The motive of the history is evidently the glorification of the author's old general, Tiberius, whose actual reign, however, he dismisses in eight chapters. Probably he felt the subject too risky, and devoted his strength to the earlier life of Tiberius, which occupies the greater part even of the chapters nominally devoted to the reign of Augustus (ii. 59-123). Tiberius is spoken of throughout in terms of unqualified praise, and no hint is given of the darker side of his character. Seianus also is extolled (ii. 127-8), as he was in high favour at the time when Velleius wrote.



VALERIUS MAXIMUS.

Nothing is known of the life of Valerius Maximus beyond the fact that he visited Asia in company with Sex. Pompeius, the friend of Ovid and of Germanicus. Pompeius was consul A.D. 14, and between A.D. 27 and 30 became proconsul of Asia.

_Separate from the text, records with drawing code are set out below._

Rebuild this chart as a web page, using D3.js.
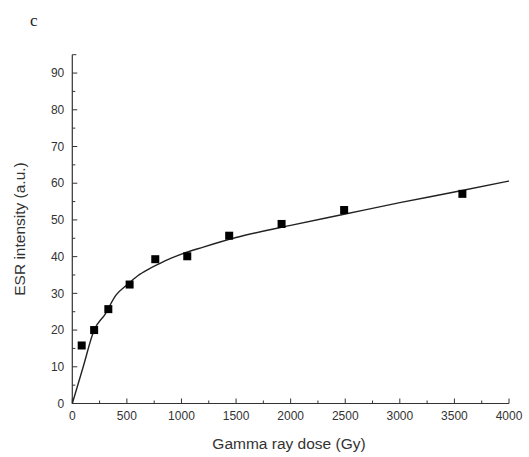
<!DOCTYPE html>
<html><head><meta charset="utf-8">
<script src="https://cdn.jsdelivr.net/npm/d3@7"></script>
<style>body{margin:0;background:#fff}</style>
</head><body>
<svg id="c" width="529" height="457"></svg>
<script>
// Measured data points
const doses = [86, 200, 330, 525, 760, 1053, 1437, 1917, 2490, 3573];
const intensities = [15.8, 20.0, 25.7, 32.4, 39.3, 40.1, 45.7, 48.9, 52.7, 57.1];
// Fitted curve
const curveDose = [0, 100, 200, 300, 400, 500, 600, 700, 800, 900, 1000, 1200, 1500, 2000, 2500, 3000, 3500, 4000];
const curveVal  = [0, 10, 20, 24.3, 29.5, 32.3, 34.8, 36.6, 38.1, 39.5, 40.7, 42.6, 45.2, 48.5, 51.6, 54.7, 57.6, 60.6];
const xTicks = [0, 500, 1000, 1500, 2000, 2500, 3000, 3500, 4000];
const yTicks = [0, 10, 20, 30, 40, 50, 60, 70, 80, 90];

const svg = d3.select("#c");
const x = d3.scaleLinear().domain([0, 4000]).range([72.3, 509]);
const y = d3.scaleLinear().domain([0, 95]).range([403.5, 54.7]);
const font = "'Liberation Sans', Arial, sans-serif";
const axCol = "#333";

// y axis
const ya = svg.append("g").attr("transform", `translate(${x(0)},0)`);
ya.append("line").attr("y1", y(0)).attr("y2", y(95)).attr("stroke", axCol).attr("stroke-width", 1.2);
d3.range(0, 95, 5).forEach(v => {
  const major = v % 10 === 0;
  ya.append("line").attr("x1", 0).attr("x2", major ? 5 : 3).attr("y1", y(v)).attr("y2", y(v))
    .attr("stroke", axCol).attr("stroke-width", 1);
});
yTicks.forEach(v => {
  ya.append("text").attr("x", -8).attr("y", y(v)).attr("dy", "0.35em").attr("text-anchor", "end")
    .attr("font-family", font).attr("font-size", 12).attr("fill", "#333").text(v);
});
ya.append("line").attr("x1", 0).attr("x2", 4).attr("y1", y(95)).attr("y2", y(95)).attr("stroke", axCol);

// x axis
const xa = svg.append("g").attr("transform", `translate(0,${y(0)})`);
xa.append("line").attr("x1", x(0)).attr("x2", x(4000)).attr("stroke", axCol).attr("stroke-width", 1.2);
d3.range(0, 4001, 250).forEach(v => {
  const major = v % 500 === 0;
  xa.append("line").attr("x1", x(v)).attr("x2", x(v)).attr("y1", 0).attr("y2", major ? -5 : -3)
    .attr("stroke", axCol).attr("stroke-width", 1);
});
xTicks.forEach(v => {
  xa.append("text").attr("x", x(v)).attr("y", 16).attr("text-anchor", "middle")
    .attr("font-family", font).attr("font-size", 12).attr("fill", "#333").text(v);
});

// axis titles
svg.append("text").attr("x", 289).attr("y", 449).attr("text-anchor", "middle")
  .attr("font-family", font).attr("font-size", 15.5).attr("fill", "#333").text("Gamma ray dose (Gy)");
svg.append("text").attr("transform", `translate(25,229) rotate(-90)`).attr("text-anchor", "middle")
  .attr("font-family", font).attr("font-size", 15.5).attr("fill", "#333").text("ESR intensity (a.u.)");

// panel label
svg.append("text").attr("x", 30).attr("y", 26).attr("font-family", "'Liberation Serif', 'Times New Roman', serif")
  .attr("font-size", 17).attr("fill", "#222").text("c");

// curve
const line = d3.line().x(d => x(d[0])).y(d => y(d[1])).curve(d3.curveMonotoneX);
svg.append("path").datum(curveDose.map((d, i) => [d, curveVal[i]]))
  .attr("d", line).attr("fill", "none").attr("stroke", "#222").attr("stroke-width", 1.4);

// points
const s = 8;
svg.append("g").selectAll("rect").data(doses.map((d, i) => [d, intensities[i]])).join("rect")
  .attr("x", d => x(d[0]) - s / 2).attr("y", d => y(d[1]) - s / 2)
  .attr("width", s).attr("height", s).attr("fill", "#000");
</script>
</body></html>
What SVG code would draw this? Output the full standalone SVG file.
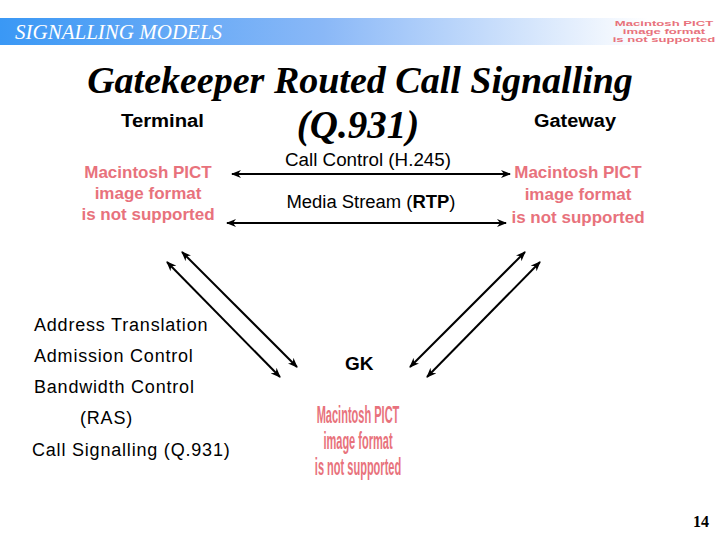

Val. Max. ii. 6, 8, 'Consuetudinem ... illam etiam in insula Cea servari animadverti, quo tempore Asiam cum Sex. Pompeio petens Iulidem oppidum intravi.'

Valerius dwells on his obligations to Pompeius in his chapter on friendship (iv. 7, ext. 2).

His sole work, Facta et Dicta Memorabilia, in nine books, is a collection of notable incidents and sayings, classified under appropriate headings, for the convenience of speakers seeking illustrations for their subject-matter. Cf. the preface, 'Urbis Romae exterarumque gentium facta simul ac dicta memoratu digna, quae apud alios latius diffusa sunt quam ut breviter cognosci possint, ab illustribus electa auctoribus digerere constitui, ut documenta sumere volentibus longae inquisitionis labor absit.'

The illustres auctores from whom he draws most of his material are Livy, Cicero (each mentioned only once), Sallust, and Trogus; but thirteen Latin and twenty Greek authors are mentioned by name. He frequently misrepresents his authorities.